**Given material**.
==*==

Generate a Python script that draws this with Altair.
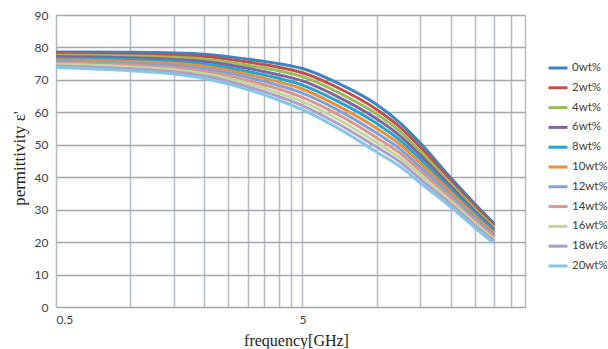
import altair as alt
import pandas as pd

freq = [0.5, 1, 1.5, 2, 3, 4, 5, 7, 10, 12.5, 15, 20, 25, 30]

series = ["0wt%", "2wt%", "4wt%", "6wt%", "8wt%", "10wt%",
          "12wt%", "14wt%", "16wt%", "18wt%", "20wt%"]

wt0  = [78.6, 78.5, 78.3, 77.9, 76.4, 75.0, 73.5, 68.9, 62.4, 56.6, 50.6, 39.8, 31.8, 25.7]
wt2  = [78.1, 77.9, 77.6, 77.2, 75.5, 73.9, 72.2, 67.5, 60.9, 55.3, 49.4, 38.9, 31.1, 25.1]
wt4  = [77.6, 77.4, 77.0, 76.4, 74.5, 72.8, 71.0, 66.1, 59.5, 54.0, 48.1, 38.0, 30.3, 24.5]
wt6  = [77.2, 76.8, 76.3, 75.7, 73.6, 71.6, 69.7, 64.7, 58.0, 52.6, 46.9, 37.1, 29.6, 23.9]
wt8  = [76.7, 76.2, 75.7, 74.9, 72.6, 70.5, 68.4, 63.3, 56.6, 51.3, 45.7, 36.2, 28.9, 23.3]
wt10 = [76.2, 75.7, 75.1, 74.2, 71.7, 69.4, 67.2, 61.9, 55.1, 50.0, 44.5, 35.3, 28.2, 22.7]
wt12 = [75.7, 75.1, 74.4, 73.4, 70.8, 68.3, 65.9, 60.6, 53.6, 48.6, 43.2, 34.4, 27.4, 22.0]
wt14 = [75.2, 74.5, 73.8, 72.7, 69.8, 67.2, 64.6, 59.2, 52.2, 47.3, 42.0, 33.5, 26.7, 21.4]
wt16 = [74.8, 74.0, 73.1, 71.9, 68.9, 66.0, 63.3, 57.8, 50.7, 45.9, 40.8, 32.6, 26.0, 20.8]
wt18 = [74.3, 73.4, 72.5, 71.2, 67.9, 64.9, 62.1, 56.4, 49.3, 44.6, 39.5, 31.7, 25.2, 20.2]
wt20 = [73.8, 72.8, 71.8, 70.4, 67.0, 63.8, 60.8, 55.0, 47.8, 43.2, 38.3, 30.8, 24.5, 19.6]

colors = ["#3C84C4", "#C0504D", "#9BBB59", "#8064A2", "#23A5CC", "#E8903F",
          "#7FA2D4", "#D99694", "#C3D69B", "#ABA0CC", "#85C6E8"]

x_grid = [0.5, 1, 1.5, 2, 2.5, 3, 3.5, 4, 4.5, 5, 10, 15, 20, 25, 30, 35, 40]
y_ticks = [0, 10, 20, 30, 40, 50, 60, 70, 80, 90]

all_vals = [wt0, wt2, wt4, wt6, wt8, wt10, wt12, wt14, wt16, wt18, wt20]
rows = []
for name, vals in zip(series, all_vals):
    for f, v in zip(freq, vals):
        rows.append({"f": f, "v": v, "s": name})
df = pd.DataFrame(rows)

chart = alt.Chart(df).mark_line(strokeWidth=3, interpolate="monotone").encode(
    x=alt.X("f:Q",
            scale=alt.Scale(type="log", domain=[0.5, 40], nice=False),
            axis=alt.Axis(values=x_grid, title="frequency[GHz]",
                          labelExpr="datum.value == 0.5 ? '0.5' : (datum.value == 5 ? '5' : '')",
                          ticks=False, domain=False, labelPadding=7,
                          labelFont="Lato", labelFontSize=12, labelColor="#404040",
                          gridColor="#B4BAC2", gridWidth=1.5,
                          titleFont="Liberation Serif", titleFontSize=16, titleFontWeight="normal",
                          titleColor="#222222", titleX=240, titleY=33, titleBaseline="middle")),
    y=alt.Y("v:Q",
            scale=alt.Scale(domain=[0, 90], nice=False),
            axis=alt.Axis(values=y_ticks, title="permittivity  ε'",
                          ticks=False, domain=False, labelPadding=8,
                          labelFont="Lato", labelFontSize=12, labelColor="#404040",
                          gridColor="#A4A8AE", gridWidth=1.5,
                          titleFont="Liberation Serif", titleFontSize=17, titleFontWeight="normal",
                          titleColor="#222222", titleX=-37, titleY=143, titleAngle=270,
                          titleAlign="center", titleBaseline="middle")),
    color=alt.Color("s:N",
                    scale=alt.Scale(domain=series, range=colors),
                    legend=alt.Legend(title=None, orient="none", legendX=491, legendY=42,
                                      symbolType="stroke", symbolStrokeWidth=3, symbolSize=361,
                                      labelFont="Lato", labelFontSize=11.5, labelColor="#404040",
                                      labelOffset=3, rowPadding=2.8, padding=0)),
).properties(
    width=469, height=292,
    autosize=alt.AutoSizeParams(type="none"),
    padding={"left": 56, "top": 15, "right": 83, "bottom": 42},
).configure_view(stroke=None).configure(background="white")

chart.save("out.html", embed_options={"renderer": "svg", "actions": False})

==*==

**Work required**.
Give the data above again in full and unchanged, skipping the pictures.

**Reply to the task**.
Generate a Python script that draws this with Altair.
import altair as alt
import pandas as pd

freq = [0.5, 1, 1.5, 2, 3, 4, 5, 7, 10, 12.5, 15, 20, 25, 30]

series = ["0wt%", "2wt%", "4wt%", "6wt%", "8wt%", "10wt%",
          "12wt%", "14wt%", "16wt%", "18wt%", "20wt%"]

wt0  = [78.6, 78.5, 78.3, 77.9, 76.4, 75.0, 73.5, 68.9, 62.4, 56.6, 50.6, 39.8, 31.8, 25.7]
wt2  = [78.1, 77.9, 77.6, 77.2, 75.5, 73.9, 72.2, 67.5, 60.9, 55.3, 49.4, 38.9, 31.1, 25.1]
wt4  = [77.6, 77.4, 77.0, 76.4, 74.5, 72.8, 71.0, 66.1, 59.5, 54.0, 48.1, 38.0, 30.3, 24.5]
wt6  = [77.2, 76.8, 76.3, 75.7, 73.6, 71.6, 69.7, 64.7, 58.0, 52.6, 46.9, 37.1, 29.6, 23.9]
wt8  = [76.7, 76.2, 75.7, 74.9, 72.6, 70.5, 68.4, 63.3, 56.6, 51.3, 45.7, 36.2, 28.9, 23.3]
wt10 = [76.2, 75.7, 75.1, 74.2, 71.7, 69.4, 67.2, 61.9, 55.1, 50.0, 44.5, 35.3, 28.2, 22.7]
wt12 = [75.7, 75.1, 74.4, 73.4, 70.8, 68.3, 65.9, 60.6, 53.6, 48.6, 43.2, 34.4, 27.4, 22.0]
wt14 = [75.2, 74.5, 73.8, 72.7, 69.8, 67.2, 64.6, 59.2, 52.2, 47.3, 42.0, 33.5, 26.7, 21.4]
wt16 = [74.8, 74.0, 73.1, 71.9, 68.9, 66.0, 63.3, 57.8, 50.7, 45.9, 40.8, 32.6, 26.0, 20.8]
wt18 = [74.3, 73.4, 72.5, 71.2, 67.9, 64.9, 62.1, 56.4, 49.3, 44.6, 39.5, 31.7, 25.2, 20.2]
wt20 = [73.8, 72.8, 71.8, 70.4, 67.0, 63.8, 60.8, 55.0, 47.8, 43.2, 38.3, 30.8, 24.5, 19.6]

colors = ["#3C84C4", "#C0504D", "#9BBB59", "#8064A2", "#23A5CC", "#E8903F",
          "#7FA2D4", "#D99694", "#C3D69B", "#ABA0CC", "#85C6E8"]

x_grid = [0.5, 1, 1.5, 2, 2.5, 3, 3.5, 4, 4.5, 5, 10, 15, 20, 25, 30, 35, 40]
y_ticks = [0, 10, 20, 30, 40, 50, 60, 70, 80, 90]

all_vals = [wt0, wt2, wt4, wt6, wt8, wt10, wt12, wt14, wt16, wt18, wt20]
rows = []
for name, vals in zip(series, all_vals):
    for f, v in zip(freq, vals):
        rows.append({"f": f, "v": v, "s": name})
df = pd.DataFrame(rows)

chart = alt.Chart(df).mark_line(strokeWidth=3, interpolate="monotone").encode(
    x=alt.X("f:Q",
            scale=alt.Scale(type="log", domain=[0.5, 40], nice=False),
            axis=alt.Axis(values=x_grid, title="frequency[GHz]",
                          labelExpr="datum.value == 0.5 ? '0.5' : (datum.value == 5 ? '5' : '')",
                          ticks=False, domain=False, labelPadding=7,
                          labelFont="Lato", labelFontSize=12, labelColor="#404040",
                          gridColor="#B4BAC2", gridWidth=1.5,
                          titleFont="Liberation Serif", titleFontSize=16, titleFontWeight="normal",
                          titleColor="#222222", titleX=240, titleY=33, titleBaseline="middle")),
    y=alt.Y("v:Q",
            scale=alt.Scale(domain=[0, 90], nice=False),
            axis=alt.Axis(values=y_ticks, title="permittivity  ε'",
                          ticks=False, domain=False, labelPadding=8,
                          labelFont="Lato", labelFontSize=12, labelColor="#404040",
                          gridColor="#A4A8AE", gridWidth=1.5,
                          titleFont="Liberation Serif", titleFontSize=17, titleFontWeight="normal",
                          titleColor="#222222", titleX=-37, titleY=143, titleAngle=270,
                          titleAlign="center", titleBaseline="middle")),
    color=alt.Color("s:N",
                    scale=alt.Scale(domain=series, range=colors),
                    legend=alt.Legend(title=None, orient="none", legendX=491, legendY=42,
                                      symbolType="stroke", symbolStrokeWidth=3, symbolSize=361,
                                      labelFont="Lato", labelFontSize=11.5, labelColor="#404040",
                                      labelOffset=3, rowPadding=2.8, padding=0)),
).properties(
    width=469, height=292,
    autosize=alt.AutoSizeParams(type="none"),
    padding={"left": 56, "top": 15, "right": 83, "bottom": 42},
).configure_view(stroke=None).configure(background="white")

chart.save("out.html", embed_options={"renderer": "svg", "actions": False})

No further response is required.